Happily marking the occasion, Nov. 6, 2012, was a great gay election by all measures. After six decades of activists and marches and elections and self-destruction born of despair, millions of LGBT Americans voted for something huge. After centuries of abuse and denigration, suicides and misery, millions of LGBT Americans voted specifically for their own liberation. And after waiting endlessly for our societal embrace, the American public finally elected a president knowing his commitment to LGBT dignity, once an unfathomable dream, was his plan. That is a mandate.
Empowered with perfect potential, President Barack Obama and the 113th Congress face a turning point in history, and both need to step up. Obama's supporters want much bolder action from the president in a second term. Similarly, Congress's low approval ratings, and the loss of minority voters, instructs a course change in the Republican Party on at least immigration, women's issues and LGBT rights, where the future vote and history's judgment is quite clear.
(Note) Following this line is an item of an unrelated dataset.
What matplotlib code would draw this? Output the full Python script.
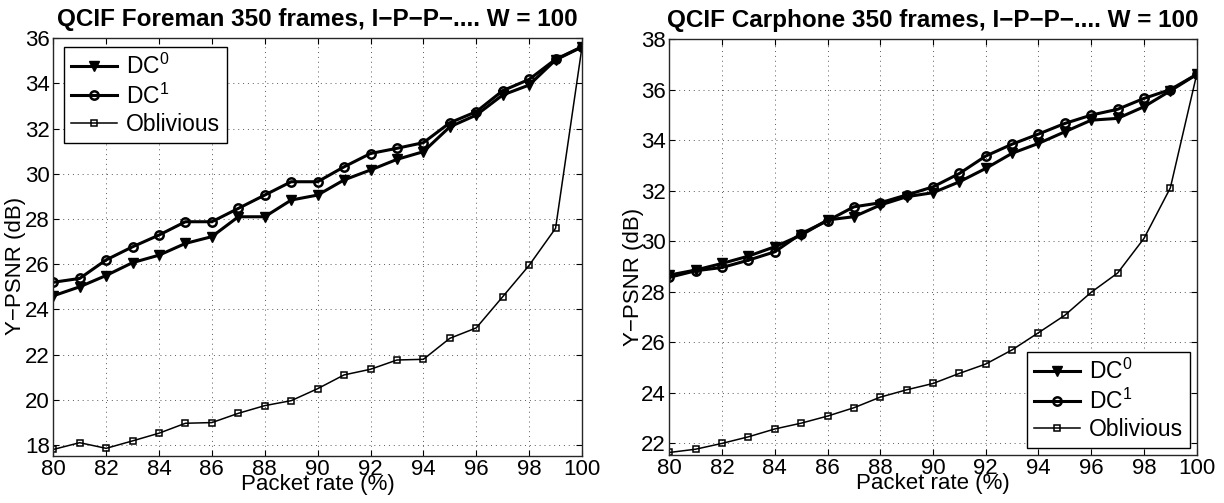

We all know we did not elect President Obama to a second term to do small things, but there is no guarantee that Obama or the LGBT mainstream groups will pursue full equality or anything at all in the new Congress. So right now the LGBT community has a choice. Are we going to insult ourselves by asking for less than equality? Are we going to waste this historic moment by seeking only partial protections that still leave us as second-class citizens? Or are we going to seize the power of the moment, ripe for justice, and lead our own liberation?
For the National Equality March in 2009, 250,000 of us descended on D.C. demanding full federal equality, and 11 days later we had hate crimes legislation, the first time sexual orientation and gender identity was mentioned by federal law. In 2011 a suicide survivor walked on foot across America for equal civil rights, prompting 11 mayors from West Hollywood to Salt Lake City to Austin, New Orleans, Biloxi and Tallahassee to lead the call for LGBT civil rights from Congress. And in 2012 popular support for our rights is accelerating far beyond our legislative goals, over 40 leading grassroots organizations are leading the call for full equality in the 113th Congress, and we have Barbra, Oprah and Gaga on our side! So let's go!
Of course, this is President Obama's game to lead. Thankfully, Mr. President, I know you want to do this. To go big. To end our plight. To be a transformative president. So just wave the rainbow flag and we'll get to work. We've got your back, and you know that now. Equality next!